In fact, only the relatively well-to-do could afford coffins in which to bury the remains of their departed loved ones. That meant that the corpses of poor people—and there were a lot of those—had to go coffinless.
So instead of boxing their dead, the poor shrouded bodies for burial by wrapping them in a winding sheet—a white cloth that bound and covered the corpse, head to toe.
And whenever a mischief-maker wanted to frighten someone by pretending to be a ghost, he used white fabric to give himself the appearance of a body that had just crawled from the grave.

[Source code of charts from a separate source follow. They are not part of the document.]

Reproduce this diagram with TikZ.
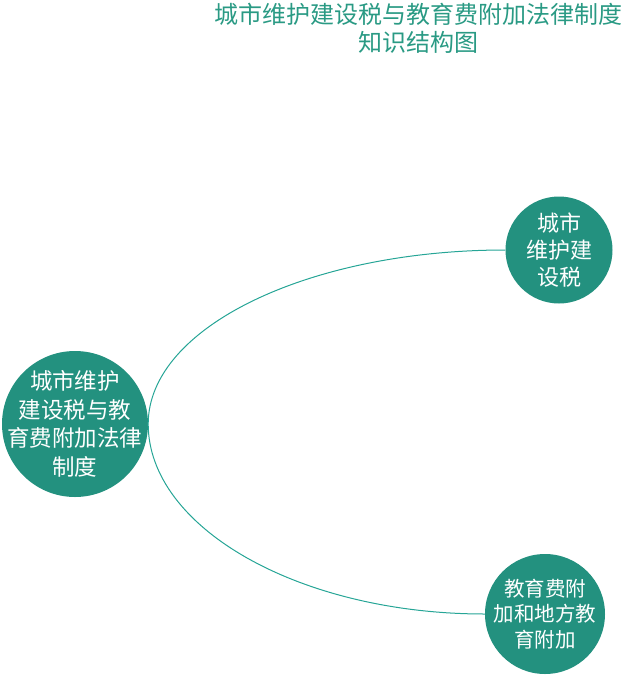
\documentclass[tikz,border=0pt]{standalone}
\usepackage{fontspec}
\usepackage{xcolor}
\newfontfamily\cjk{Noto Sans CJK SC}
\definecolor{customcolor1}{HTML}{23917F}
\definecolor{customcolor2}{HTML}{26A596}
\definecolor{customcolor3}{HTML}{2A9A84}

\begin{document}
\begin{tikzpicture}[x = 1pt, y = -1pt]
        \useasboundingbox (0, 0) rectangle (622, 675);

        % Title
        \node [text = customcolor3, align = center, font = \cjk\fontsize{24}{28}\selectfont] (title) at (418, 28) {城市维护建设税与教育费附加法律制度\\知识结构图};

        % Nodes
        \node [fill = customcolor1, circle, minimum size = 146pt, inner sep = 0pt] (a) at (75, 424) {};
        \node [fill = customcolor1, circle, minimum size = 107pt, inner sep = 0pt] (b) at (559, 250) {};
        \node [fill = customcolor1, circle, minimum size = 120pt, inner sep = 0pt] (c) at (545, 614) {};

        % Texts
        \node [text = white, align = center, font = \cjk\fontsize{22.5}{28.5}\selectfont] (a-text) at (a.center) {城市维护\\建设税与教\\育费附加法律\\制度};
        \node [text = white, align = center, font = \cjk\fontsize{22}{27}\selectfont] (b-text) at (b.center) {城市\\维护建\\设税};
        \node [text = white, align = center, font = \cjk\fontsize{20.5}{25.5}\selectfont] (c-text) at (c.center) {教育费附\\加和地方教\\育附加};

        % Lines
        \draw [customcolor2, line width = 1pt] (a.east) .. controls +(0, -97) and +(-196, 0) .. (b.west);
        \draw [customcolor2, line width = 1pt] (a.east) .. controls +(0, 104) and +(-185, 0) .. (c.west);

    \end{tikzpicture}
\end{document}
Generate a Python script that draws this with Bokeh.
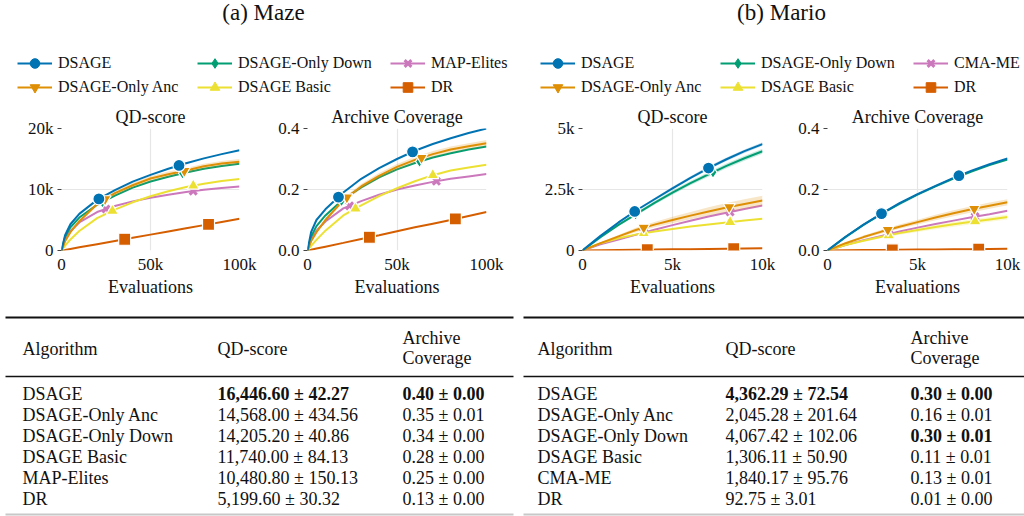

According to Owen Davies, in his book, The Haunted: A Social History of Ghosts, winding sheets traditionally were made of linen, in imitation of Jesus’ burial shroud. But in 1666, in an effort to support the country’s textile industry, the British government ordered that they be made of wool.
For centuries, if you were British, dressing in sheets was an extremely effective way of scaring people.
Not only did most British people believe in ghosts—in fact, a slight majority still do—but one highly popular myth concerning the form in which a dead person might return in order to haunt the living was that of the revenant—a reanimated corpse that had clawed its way out of the ground.
Of course, one of these “walking dead” would doubtlessly be trailing its winding sheet as it staggered about the earth.
Although burial shrouds have been out of fashion for so long that we barely remember them, the archetype of the ghost as a supernatural being draped in sheets has remained with us, unchanged.